Another 104 people were wounded. Of the dead, 142 were university students, three were policemen, and another three were soldiers. Four or five gunmen took that incredible toll on human life. One of the first things that the gunmen perpetrated on entering the campus early on Thursday was to proceed directly to a lecture hall where Christian students were in prayer session.

Helen Titus, a 21-year-old literature student being treated for a bullet wound to the wrist spoke of smearing blood from classmates on her face and hair, then lying perfectly still in the hope the gunmen would believe her to be dead and not linger the vicinity. She told how the gunmen informed students hiding in their dormitories that they should exit, they wouldn't be killed. "Ladies" in particular would be spared.

In the event, their cunning did little to allay the fear of those in hiding. And they were able to witness that women were shot while Christians were targeted. Students were asked whether they were Muslim or Christian, with the Muslims being given leave to absent themselves, and the Christians slaughtered by the Islamist jihadis.
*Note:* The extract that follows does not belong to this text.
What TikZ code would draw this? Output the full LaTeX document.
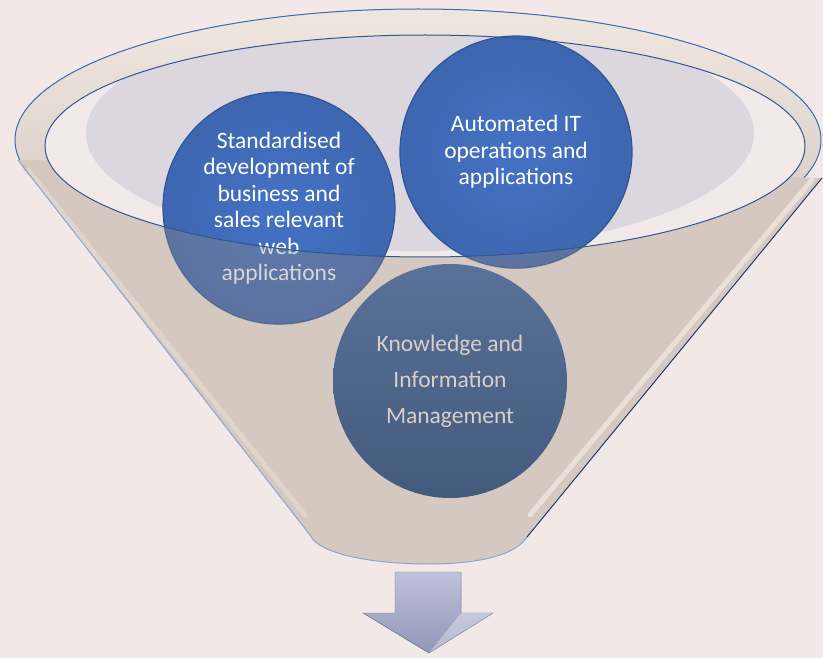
\documentclass[tikz,border=0pt]{standalone}
\usepackage{fontspec}
\setmainfont{Carlito}
\definecolor{bgpink}{HTML}{F3E8E8}
\definecolor{funneltan}{HTML}{D4C8C0}
\definecolor{rimcream}{HTML}{EEE7E0}
\definecolor{mouthpink}{HTML}{F2E9EA}
\definecolor{lavender}{HTML}{DCD6DE}
\definecolor{rimblue}{HTML}{3E6BB2}
\definecolor{ballblue}{HTML}{4472C4}
\definecolor{balledge}{HTML}{2F5597}
\definecolor{slateblue}{HTML}{506A93}
\definecolor{slatetext}{HTML}{D9CEC8}
\definecolor{arrowlav}{HTML}{A2A7CC}

\begin{document}
\begin{tikzpicture}[x=1pt, y=-1pt,
    topball/.style={circle, minimum size=232pt, inner sep=0pt,
      draw=balledge, line width=1.2pt,
      inner color=ballblue, outer color=ballblue!90!black,
      text=white, align=center,
      font=\fontsize{23.5}{26.5}\selectfont},
    lowball/.style={circle, minimum size=234pt, inner sep=0pt,
      top color=slateblue!95!white, bottom color=slateblue!85!black,
      text=slatetext, align=center,
      font=\fontsize{23.5}{36}\selectfont}]
  \useasboundingbox (0,0) rectangle (823,658);
  \fill[bgpink] (0,0) rectangle (823,658);

  % funnel body and rim
  \filldraw[draw=rimblue, line width=1pt, top color=rimcream, bottom color=funneltan]
    (418,140) ellipse [x radius=403, y radius=131];
  \fill[funneltan] (18,160) -- (310,535)
    .. controls (320,556) and (380,564) .. (428,564)
    .. controls (476,564) and (515,556) .. (527,537) -- (822,178) -- cycle;
  \draw[rimcream, line width=5pt, line cap=round, opacity=.8] (530,515) -- (812,180);
  \draw[rimcream!60!funneltan, line width=5pt, line cap=round, opacity=.7] (28,170) -- (305,515);
  \draw[rimblue!60, line width=1pt] (18,160) -- (310,535)
    .. controls (320,556) and (380,564) .. (428,564)
    .. controls (476,564) and (515,556) .. (527,537);
  \draw[balledge!70!black, line width=1pt] (527,537) -- (822,178);

  % mouth
  \fill[mouthpink] (425,146) ellipse [x radius=380, y radius=111];
  \begin{scope}
    \clip (425,146) ellipse [x radius=380, y radius=111];
    \fill[lavender] (420,133) ellipse [x radius=334, y radius=118];
  \end{scope}

  \node[topball] (web) at (279,208)
    {Standardised\\development of\\business and\\sales relevant\\web\\applications};
  \node[topball] (ops) at (516,152)
    {Automated IT\\operations and\\applications};

  % front of the funnel, over the lower halves of the balls
  \begin{scope}[even odd rule]
    \clip (18,160) -- (822,178) -- (822,658) -- (0,658) -- cycle;
    \clip (0,0) rectangle (823,658)
      (425,146) ellipse [x radius=380, y radius=111];
    \fill[funneltan!70!black, opacity=.35]
      (web) circle [radius=117] (ops) circle [radius=117];
  \end{scope}
  \draw[rimblue!80!black, line width=1pt] (425,146) ellipse [x radius=380, y radius=111];

  \node[lowball] (kim) at (450,381) {Knowledge and\\Information\\Management};

  \filldraw[draw=arrowlav!70!black, line width=.4pt,
    top color=arrowlav!70!white, bottom color=arrowlav!90!black]
    (395,572) -- (461,572) -- (461,613) -- (493,613) -- (429,653)
    -- (363,613) -- (395,613) -- cycle;
  \fill[white, opacity=.35] (429,653) -- (461,613) -- (493,613) -- cycle;
\end{tikzpicture}
\end{document}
Nina Kozel described being suddenly awakened by screaming. Many students, she said, escaped by rushing to the fences and leaping over them, suffering bruises but saving their lives. Many men, however, unable to escape, hid under beds and in closets in their rooms, and they were shot to death.
Babu Owino, chairman of the Students Organization for Nairobi University, was critical of the government's reaction to external warning.

Despite the heightened alert, only two armed security guards had been posted on duty at the university on Thursday. And they now too are both dead.